Opposition is likely to be centred on the axis of Serie A's Milan, the broadcaster Mediaset, and the Forza Italia political party - three outposts of the Silvio Berlusconi empire. Milan earn £55m a season from the sale of their Serie A rights and Mediaset benefits from individual selling by cherry-picking the best clubs.

"That's the problem with Italy," Melandri says, "where the owner of a broadcaster and the owner of a football club can also be a political leader. But I really do think the problem is much broader and I hope that Milan - not Berlusconi - realises that the whole system has to be redefined to find a greater balance. Officially, at least, Milan has so far not opposed the bill."

The minister may want to be remembered for her part in helping to save calcio. It is just as likely that, in years to come, Italians will remember Melandri for her uninhibited celebrations at the end of Italy's World Cup final victory over France, when the cameras caught her vigorously waving the Italian tricolour in the VIP stand. "Yes, absolutely, I was waving the flag. It was folded in my bag until the last minute, but then it came out. It was a great emotion, a great joy."

Aware of slipping into nostalgia, the minister shifts quickly back on-message. "A separation needed to be made between the adventure of the Azzurri in the World Cup and the reform of the football system in Italy.
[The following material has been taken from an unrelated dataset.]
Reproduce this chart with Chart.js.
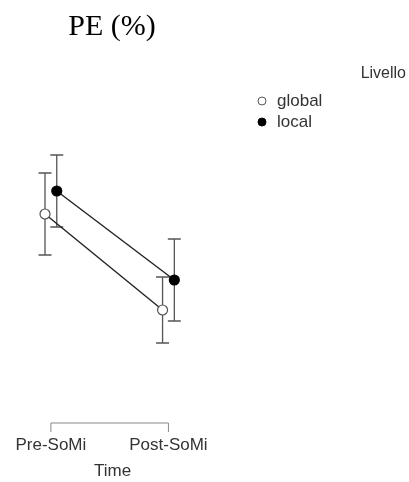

We had incredible success on the field. [The Italy manager Marcello] Lippi did a great job with a great team. But we can also be proud of the season of reform that has opened and I'm sure that we can win that game, too."

Clean sweep: Plans for reform

* A bill to impose collective selling of TV rights and ensure fair distribution of revenues will come before parliament.

* A commission will examine the question of stadiums and violence. It will decide which stadiums need to be completely refurbished and look at ways to help clubs to buy stadiums from local councils.

* The government would support a salary cap based on a percentage of club turnover.

* Clubs may be barred from floating on the stock exchange.

* The anti-trust authority has been charged with monitoring the activity of agents. It has drawn up new rules which outlaw transfer dealings between members of the same family to prevent conflicts of interests.